*Task*.
Starting at the first line of the listing below, repeat each line exactly until the line containing "input_dims = output_dims = 2", which you include. Leave out pictures.

*Data excerpt*.
----
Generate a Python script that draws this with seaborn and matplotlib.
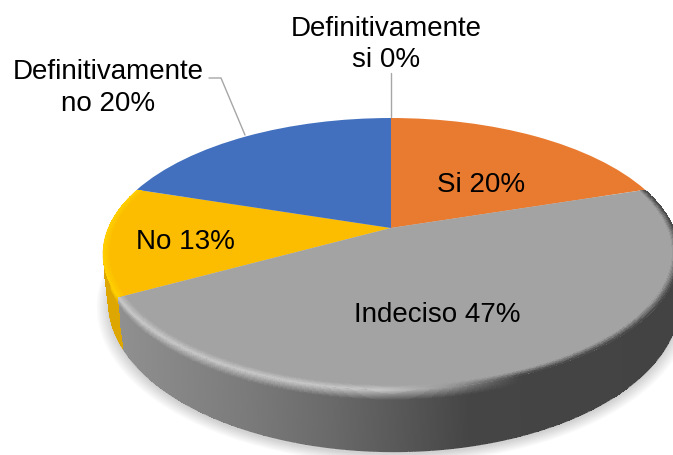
import numpy as np
import seaborn as sns
import matplotlib
matplotlib.use("Agg")
import matplotlib.pyplot as plt
from matplotlib.collections import LineCollection
from matplotlib.transforms import Transform

# chart data
labels = ["Definitivamente\nsi 0%", "Si 20%", "Indeciso 47%", "No 13%", "Definitivamente\nno 20%"]
values = [0, 20, 47, 13, 20]
colors = ["#5B9BD5", "#E97B31", "#A3A3A3", "#FCBD00", "#4270BF"]

sns.set_theme(style="white")
plt.rcParams["font.family"] = ["Liberation Sans", "DejaVu Sans"]

# view of the tilted pie, in pixels
CX, CY, W, H, P = 391, 228, 283, 131, 0.191
DEPTH, H_LOW, SHRINK, SHIFT = 45, 144.5, 0.01, 3


class PieView(Transform):
    input_dims = output_dims = 2

    def transform_non_affine(self, xy):
        xy = np.asarray(xy)
        k = 1 + P * xy[:, 1]
        return np.column_stack([CX + W * xy[:, 0] / k, CY - H * xy[:, 1] / k])


def rim(th, r, s):
    u, v = r * np.cos(th), r * np.sin(th)
    k = 1 + P * v
    return CX + SHIFT * s + W * (1 - SHRINK * s) * u / k, CY + DEPTH * s - (H + (H_LOW - H) * s) * v / k


def side(ax, th1, th2, face, base_fn, high_fn, z_wall, z_ring):
    th = np.linspace(th1, th2, 400)
    f = np.array(face)

    # wall below the face
    s = np.r_[np.linspace(0, 0.16, 12), np.linspace(0.16, 1, 7)[1:]]
    T, I = np.meshgrid(th, np.arange(len(s)))
    X, Y = rim(T, 1, s[I])
    xc = (X[:-1, :-1] + X[1:, 1:]) / 2
    base = base_fn(xc)
    high, wt = high_fn(xc)
    edge = base + (high - base) * wt[..., None]
    g = np.minimum((s[:-1] + s[1:]) / 2 / 0.16, 1)[:, None, None]
    ax.pcolormesh(X, Y, edge + (base - edge) * g, shading="flat", zorder=z_wall)

    # thin bevel ring on the face
    r = np.linspace(0.975, 1, 7)
    T, I = np.meshgrid(th, np.arange(len(r)))
    X, Y = rim(T, r[I], 0)
    xc = (X[:-1, :-1] + X[1:, 1:]) / 2
    base = base_fn(xc)
    high, wt = high_fn(xc)
    edge = base + (high - base) * wt[..., None]
    g = ((np.arange(len(r) - 1) + 0.5) / (len(r) - 1))[:, None, None]
    ax.pcolormesh(X, Y, f + (edge - f) * g, shading="flat", zorder=z_ring)

    # smooth lower edge of the wall
    bx, by = rim(th, 1, 1)
    pts = np.column_stack([bx, by])
    segs = np.stack([pts[:-1], pts[1:]], axis=1)
    ax.add_collection(LineCollection(segs, colors=base_fn((bx[:-1] + bx[1:]) / 2), linewidths=0.8, zorder=z_wall), autolim=False)


def gray_base(x):
    v = np.interp(x, [119, 250, 330, 400, 470, 673], [0x90, 0x7A, 0x6A, 0x58, 0x45, 0x43]) / 255
    return np.stack([v, v, v], axis=-1)


def gray_high(x):
    wt = np.interp(x, [119, 380, 450, 520], [1, 1, 0.6, 0])
    return np.ones(x.shape + (3,)) * 0.78, wt


def yellow_base(x):
    return np.ones(x.shape + (3,)) * np.array([0.87, 0.65, 0.0])


def yellow_high(x):
    return np.ones(x.shape + (3,)) * np.array([1.0, 0.82, 0.0]), np.ones(x.shape)


fig = plt.figure(figsize=(6.73, 4.55), dpi=100)
ax = fig.add_axes([0, 0, 1, 1])

# pie faces
wedges, _ = ax.pie(values, colors=colors, startangle=90, counterclock=False)
view = PieView() + ax.transData
for w in wedges:
    w.set_transform(view)
    w.set_linewidth(0)
    w.set_zorder(3)
wedges[2].set_zorder(6)

# wall pieces, angles come from the values
total = sum(values)
edges = 90 - 360 * np.cumsum(values) / total
side(ax, np.radians(edges[2]), np.radians(edges[1]), np.array([0xA3, 0xA3, 0xA3]) / 255, gray_base, gray_high, 5, 7)
side(ax, np.radians(edges[3]), np.radians(edges[2]), np.array([0xFC, 0xBD, 0x00]) / 255, yellow_base, yellow_high, 2.5, 3.5)

# soft shadow under the pie
th = np.linspace(0, 2 * np.pi, 240)
for g in np.linspace(1.0, 1.04, 9):
    sx, sy = rim(th, g, 1)
    ax.fill(sx, sy + 3, color="black", alpha=0.018, lw=0, zorder=1)

ax.set_aspect("auto")
ax.set_xlim(0, 673)
ax.set_ylim(455, 0)
ax.axis("off")

# leader lines
ax.plot([391, 391], [117, 73], color="#A6A6A6", lw=1, zorder=2)
ax.plot([245, 221, 209], [135, 78, 78], color="#A6A6A6", lw=1, zorder=2)

# labels
ax.text(386, 44.5, labels[0], ha="center", va="center", fontsize=20, color="black", linespacing=1.27, zorder=10)
ax.text(481, 185, labels[1], ha="center", va="center", fontsize=20, color="black", zorder=10)
ax.text(437, 315, labels[2], ha="center", va="center", fontsize=20, color="black", zorder=10)
ax.text(185, 242, labels[3], ha="center", va="center", fontsize=20, color="black", zorder=10)
ax.text(108, 88, labels[4], ha="center", va="center", fontsize=20, color="black", linespacing=1.27, zorder=10)

fig.savefig("out.png", dpi=100)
----
*Written reply*.
Generate a Python script that draws this with seaborn and matplotlib.
import numpy as np
import seaborn as sns
import matplotlib
matplotlib.use("Agg")
import matplotlib.pyplot as plt
from matplotlib.collections import LineCollection
from matplotlib.transforms import Transform

# chart data
labels = ["Definitivamente\nsi 0%", "Si 20%", "Indeciso 47%", "No 13%", "Definitivamente\nno 20%"]
values = [0, 20, 47, 13, 20]
colors = ["#5B9BD5", "#E97B31", "#A3A3A3", "#FCBD00", "#4270BF"]

sns.set_theme(style="white")
plt.rcParams["font.family"] = ["Liberation Sans", "DejaVu Sans"]

# view of the tilted pie, in pixels
CX, CY, W, H, P = 391, 228, 283, 131, 0.191
DEPTH, H_LOW, SHRINK, SHIFT = 45, 144.5, 0.01, 3


class PieView(Transform):
    input_dims = output_dims = 2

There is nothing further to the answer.